● **Available data**:
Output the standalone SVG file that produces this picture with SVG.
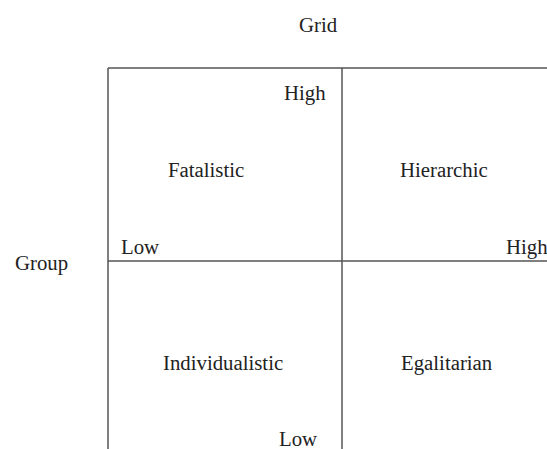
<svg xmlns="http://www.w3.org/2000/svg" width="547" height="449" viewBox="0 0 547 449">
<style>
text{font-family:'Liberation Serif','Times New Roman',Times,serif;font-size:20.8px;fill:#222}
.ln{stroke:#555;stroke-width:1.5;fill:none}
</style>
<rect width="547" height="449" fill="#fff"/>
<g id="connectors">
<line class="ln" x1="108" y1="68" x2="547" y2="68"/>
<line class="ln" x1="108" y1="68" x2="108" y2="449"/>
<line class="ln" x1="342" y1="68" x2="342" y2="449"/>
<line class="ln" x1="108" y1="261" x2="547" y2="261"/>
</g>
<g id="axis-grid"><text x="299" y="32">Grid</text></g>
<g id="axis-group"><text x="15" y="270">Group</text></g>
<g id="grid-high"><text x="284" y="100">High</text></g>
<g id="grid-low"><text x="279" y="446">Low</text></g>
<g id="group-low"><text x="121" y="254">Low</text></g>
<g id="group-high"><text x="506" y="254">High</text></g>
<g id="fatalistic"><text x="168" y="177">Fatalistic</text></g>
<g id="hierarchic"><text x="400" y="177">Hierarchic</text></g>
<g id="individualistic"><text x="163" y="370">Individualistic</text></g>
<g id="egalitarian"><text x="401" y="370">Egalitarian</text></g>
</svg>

● **Goal**: Go through the listing above and quote it exactly, apart from its images.

● **Correct output**:
Output the standalone SVG file that produces this picture with SVG.
<svg xmlns="http://www.w3.org/2000/svg" width="547" height="449" viewBox="0 0 547 449">
<style>
text{font-family:'Liberation Serif','Times New Roman',Times,serif;font-size:20.8px;fill:#222}
.ln{stroke:#555;stroke-width:1.5;fill:none}
</style>
<rect width="547" height="449" fill="#fff"/>
<g id="connectors">
<line class="ln" x1="108" y1="68" x2="547" y2="68"/>
<line class="ln" x1="108" y1="68" x2="108" y2="449"/>
<line class="ln" x1="342" y1="68" x2="342" y2="449"/>
<line class="ln" x1="108" y1="261" x2="547" y2="261"/>
</g>
<g id="axis-grid"><text x="299" y="32">Grid</text></g>
<g id="axis-group"><text x="15" y="270">Group</text></g>
<g id="grid-high"><text x="284" y="100">High</text></g>
<g id="grid-low"><text x="279" y="446">Low</text></g>
<g id="group-low"><text x="121" y="254">Low</text></g>
<g id="group-high"><text x="506" y="254">High</text></g>
<g id="fatalistic"><text x="168" y="177">Fatalistic</text></g>
<g id="hierarchic"><text x="400" y="177">Hierarchic</text></g>
<g id="individualistic"><text x="163" y="370">Individualistic</text></g>
<g id="egalitarian"><text x="401" y="370">Egalitarian</text></g>
</svg>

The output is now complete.